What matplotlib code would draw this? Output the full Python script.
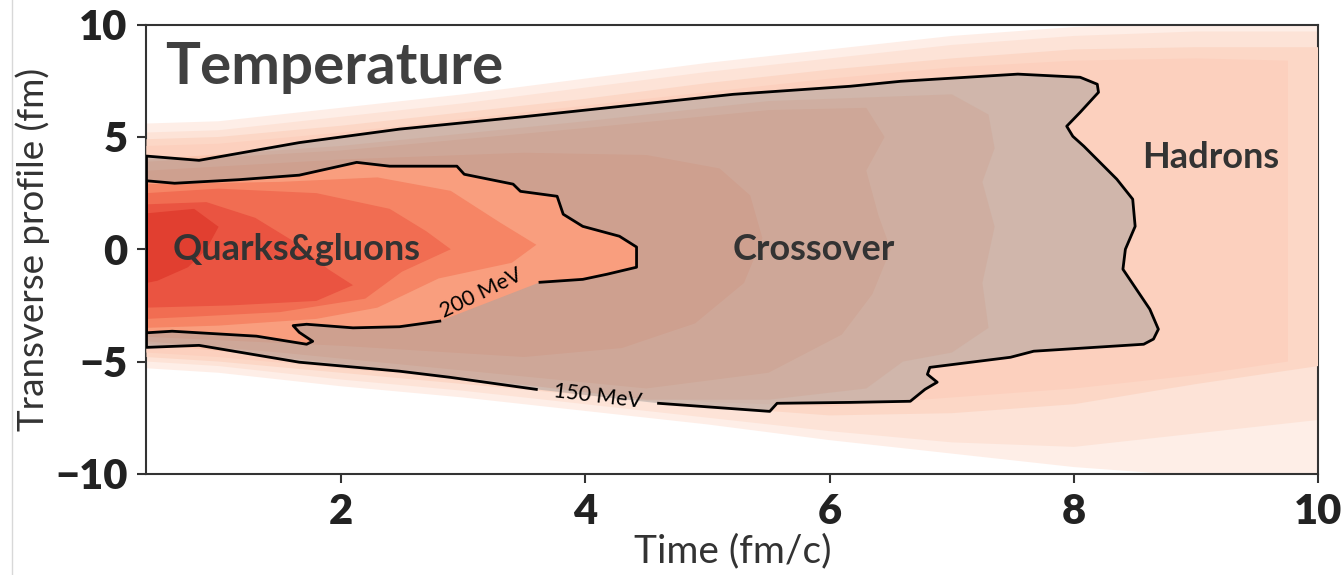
import numpy as np
import matplotlib.pyplot as plt
from matplotlib.lines import Line2D

plt.rcParams['font.family'] = ['Lato', 'DejaVu Sans']

# outer faint halo / hadron bands, sampled along time (fm/c)
halo_t = [0.41, 1, 2, 3, 4, 5, 6, 7, 8, 9, 10]
halo0_up = [5.6, 5.7, 6.3, 6.9, 7.6, 8.3, 8.9, 9.5, 9.9, 10.1, 10.1]
halo0_lo = [-5.3, -5.5, -6.1, -6.6, -7.2, -7.8, -8.5, -9.1, -9.7, -10.1, -10.1]
halo1_up = [5.2, 5.3, 5.9, 6.5, 7.2, 7.9, 8.5, 9.1, 9.5, 9.7, 9.7]
halo1_lo = [-5.0, -5.2, -5.8, -6.3, -6.9, -7.5, -8.1, -8.6, -8.8, -8.2, -7.6]
halo2_up = [4.9, 5.0, 5.5, 6.1, 6.7, 7.4, 8.0, 8.5, 8.9, 9.0, 9.0]
halo2_lo = [-4.8, -5.0, -5.5, -6.0, -6.5, -7.0, -7.4, -7.3, -6.9, -6.0, -5.2]
hadron_t = [0.41, 1, 2, 3, 4, 5, 6, 7, 8, 9, 9.75]
hadron_up = [4.6, 4.7, 5.2, 5.8, 6.4, 7.0, 7.6, 8.1, 8.4, 8.5, 8.4]
hadron_lo = [-4.6, -4.8, -5.3, -5.8, -6.3, -6.8, -7.0, -6.6, -6.2, -5.6, -5.0]

# 150 MeV isotherm (closed, clockwise from upper left)
c150_t = [0.41, 0.84, 1.66, 2.48, 3.49, 5.21, 6.17, 6.58, 7.54, 8.05, 8.19, 8.2, 8.05,
          7.94, 7.99, 8.08, 8.35, 8.48, 8.5, 8.42, 8.4, 8.62, 8.69, 8.65, 8.57, 7.67,
          7.48, 6.82, 6.8, 6.88, 6.78, 6.66, 6.17, 5.57, 5.51, 4.6, 3.6, 2.89, 2.48,
          1.66, 0.84, 0.41]
c150_y = [4.15, 3.96, 4.75, 5.35, 5.9, 6.9, 7.26, 7.48, 7.8, 7.66, 7.35, 6.99, 6.1,
          5.48, 5.03, 4.59, 3.12, 2.23, 1.02, 0.0, -0.89, -2.67, -3.56, -4.0, -4.23, -4.54,
          -4.81, -5.26, -5.57, -5.92, -6.24, -6.77, -6.82, -6.86, -7.22, -6.86, -6.24, -5.7,
          -5.43, -5.03, -4.28, -4.37]

# 200 MeV isotherm (closed, clockwise from upper left)
c200_t = [0.41, 0.64, 1.17, 1.66, 2.13, 2.4, 2.95, 3.01, 3.41, 3.47, 3.77, 3.82, 3.98,
          4.28, 4.42, 4.42, 4.18, 3.98, 3.63, 2.81, 2.48, 2.1, 1.72, 1.61, 1.66, 1.77,
          1.72, 1.31, 0.62, 0.41]
c200_y = [3.05, 2.94, 3.1, 3.3, 3.87, 3.7, 3.7, 3.34, 2.9, 2.58, 2.36, 1.56, 1.02,
          0.58, 0.1, -0.8, -1.11, -1.34, -1.47, -3.2, -3.45, -3.5, -3.34, -3.4, -3.7,
          -4.1, -4.23, -3.87, -3.65, -3.72]

# temperature bands inside the crossover zone (seen through the grey veil)
cross_a = [(0.41, 4.0), (2, 4.6), (4, 5.7), (5.5, 6.6), (7.0, 6.9), (7.3, 6.0), (7.35, 4.5),
           (7.25, 3.0), (7.35, 1.0), (7.25, -1.5), (7.3, -3.5), (7.0, -4.6), (6.6, -5.0),
           (6.3, -6.2), (5.5, -6.7), (4.5, -6.7), (3.0, -5.7), (1.5, -4.8), (0.41, -4.2)]
cross_b = [(0.41, 3.9), (2, 4.4), (4, 5.4), (5.5, 6.2), (6.3, 6.3), (6.45, 5.0), (6.3, 3.5),
           (6.4, 1.5), (6.5, 0.0), (6.35, -2.0), (6.1, -3.8), (5.5, -5.5), (4.5, -6.2),
           (3.0, -5.4), (1.5, -4.6), (0.41, -4.1)]
cross_c = [(0.41, 3.5), (2, 4.0), (3.5, 4.3), (4.5, 4.2), (5.1, 3.6), (5.35, 2.4), (5.45, 0.5),
           (5.3, -1.5), (4.9, -3.3), (4.3, -4.4), (3.5, -4.8), (2.0, -4.3), (0.41, -3.9)]

# hot core bands (quark-gluon plasma)
core_a = [(0.41, 2.9), (1.5, 3.0), (2.3, 3.2), (2.9, 2.6), (3.3, 1.2), (3.6, 0.2), (3.4, -0.6),
          (2.8, -1.3), (2.3, -2.6), (1.8, -3.1), (1.0, -3.4), (0.41, -3.5)]
core_b = [(0.41, 2.5), (1.0, 2.7), (1.8, 2.5), (2.4, 1.8), (2.7, 0.8), (2.9, 0.0), (2.5, -1.0),
          (2.2, -2.2), (1.5, -2.8), (0.8, -3.0), (0.41, -3.1)]
core_c = [(0.41, 2.0), (0.9, 2.1), (1.3, 1.4), (1.6, 0.4), (1.9, -0.9), (2.1, -1.6),
          (1.8, -2.3), (1.1, -2.5), (0.41, -2.6)]
core_d = [(0.41, 1.6), (0.8, 1.8), (1.0, 1.0), (0.9, 0.0), (0.75, -0.8), (0.5, -1.4),
          (0.41, -1.5)]

fig, ax = plt.subplots(figsize=(13.44, 5.75), dpi=100)
fig.subplots_adjust(left=0.109, right=0.981, bottom=0.176, top=0.957)


def band(t, up, lo, color, z):
    ax.fill(np.r_[t, t[::-1]], np.r_[up, lo[::-1]], color=color, lw=0, zorder=z)


def poly(pts, color, z, **kw):
    p = np.array(pts)
    ax.fill(p[:, 0], p[:, 1], color=color, lw=0, zorder=z, **kw)


band(halo_t, halo0_up, halo0_lo, '#feeee7', 1)
band(halo_t, halo1_up, halo1_lo, '#fde3d7', 2)
band(halo_t, halo2_up, halo2_lo, '#fcd7c6', 3)
band(hadron_t, hadron_up, hadron_lo, '#fcd0be', 4)

poly(cross_a, '#fbc4ad', 5)
poly(cross_b, '#f9b89f', 6)
poly(cross_c, '#f8ac90', 7)

# grey veil over the crossover zone
ax.fill(c150_t, c150_y, color='#8f8f8f', alpha=0.4, lw=0, zorder=8)

ax.fill(c200_t, c200_y, color='#f99e7e', lw=0, zorder=9)
poly(core_a, '#f68565', 10)
poly(core_b, '#f16d52', 11)
poly(core_c, '#ea5441', 12)
poly(core_d, '#e13f30', 13)

# isotherm lines, broken where the labels sit
g150 = 35
ax.plot(c150_t[g150 + 1:] + c150_t[:g150 + 1], c150_y[g150 + 1:] + c150_y[:g150 + 1],
        color='black', lw=2, zorder=20)
g200 = 18
ax.plot(c200_t[g200 + 1:] + c200_t[:g200 + 1], c200_y[g200 + 1:] + c200_y[:g200 + 1],
        color='black', lw=2, zorder=20)
ax.text(4.1, -6.55, '150 MeV', rotation=-7, fontsize=15.5, ha='center', va='center', zorder=21)
ax.text(3.15, -1.96, '200 MeV', rotation=26, fontsize=15.5, ha='center', va='center', zorder=21)

ax.text(0.56, 8.1, 'Temperature', fontsize=42, fontweight='bold', color='#404040',
        ha='left', va='center', zorder=21)
ax.text(0.62, 0.0, 'Quarks&gluons', fontsize=26, fontweight='bold', color='#333333',
        ha='left', va='center', zorder=21)
ax.text(5.21, 0.0, 'Crossover', fontsize=26, fontweight='bold', color='#333333',
        ha='left', va='center', zorder=21)
ax.text(8.56, 4.1, 'Hadrons', fontsize=26, fontweight='bold', color='#333333',
        ha='left', va='center', zorder=21)

ax.set_xlim(0.41, 10)
ax.set_ylim(-10, 10)
ax.set_xticks([2, 4, 6, 8, 10])
ax.set_yticks([-10, -5, 0, 5, 10])
ax.tick_params(labelsize=30, width=1.5, length=6.5, pad=7, color='#333333',
               labelcolor='#222222')
for lab in ax.get_xticklabels() + ax.get_yticklabels():
    lab.set_fontweight('heavy')
for s in ax.spines.values():
    s.set_color('#333333')
    s.set_linewidth(1.5)
ax.set_xlabel('Time (fm/c)', fontsize=28, color='#333333', labelpad=2)
ax.set_ylabel('Transverse profile (fm)', fontsize=26.5, color='#333333', labelpad=4)

fig.add_artist(Line2D([0.009, 0.009], [0.0, 1.0], color='#d8d8d8', lw=1))

fig.savefig('out.png', dpi=100)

★ ★ ★ ★

EXERCISE AIM:
Repeat the listing above exactly from its first line to the line containing "-6.2, -5.6, -5.0]", both included, and omit the pictures.

THE RESPONSE:
What matplotlib code would draw this? Output the full Python script.
import numpy as np
import matplotlib.pyplot as plt
from matplotlib.lines import Line2D

plt.rcParams['font.family'] = ['Lato', 'DejaVu Sans']

# outer faint halo / hadron bands, sampled along time (fm/c)
halo_t = [0.41, 1, 2, 3, 4, 5, 6, 7, 8, 9, 10]
halo0_up = [5.6, 5.7, 6.3, 6.9, 7.6, 8.3, 8.9, 9.5, 9.9, 10.1, 10.1]
halo0_lo = [-5.3, -5.5, -6.1, -6.6, -7.2, -7.8, -8.5, -9.1, -9.7, -10.1, -10.1]
halo1_up = [5.2, 5.3, 5.9, 6.5, 7.2, 7.9, 8.5, 9.1, 9.5, 9.7, 9.7]
halo1_lo = [-5.0, -5.2, -5.8, -6.3, -6.9, -7.5, -8.1, -8.6, -8.8, -8.2, -7.6]
halo2_up = [4.9, 5.0, 5.5, 6.1, 6.7, 7.4, 8.0, 8.5, 8.9, 9.0, 9.0]
halo2_lo = [-4.8, -5.0, -5.5, -6.0, -6.5, -7.0, -7.4, -7.3, -6.9, -6.0, -5.2]
hadron_t = [0.41, 1, 2, 3, 4, 5, 6, 7, 8, 9, 9.75]
hadron_up = [4.6, 4.7, 5.2, 5.8, 6.4, 7.0, 7.6, 8.1, 8.4, 8.5, 8.4]
hadron_lo = [-4.6, -4.8, -5.3, -5.8, -6.3, -6.8, -7.0, -6.6, -6.2, -5.6, -5.0]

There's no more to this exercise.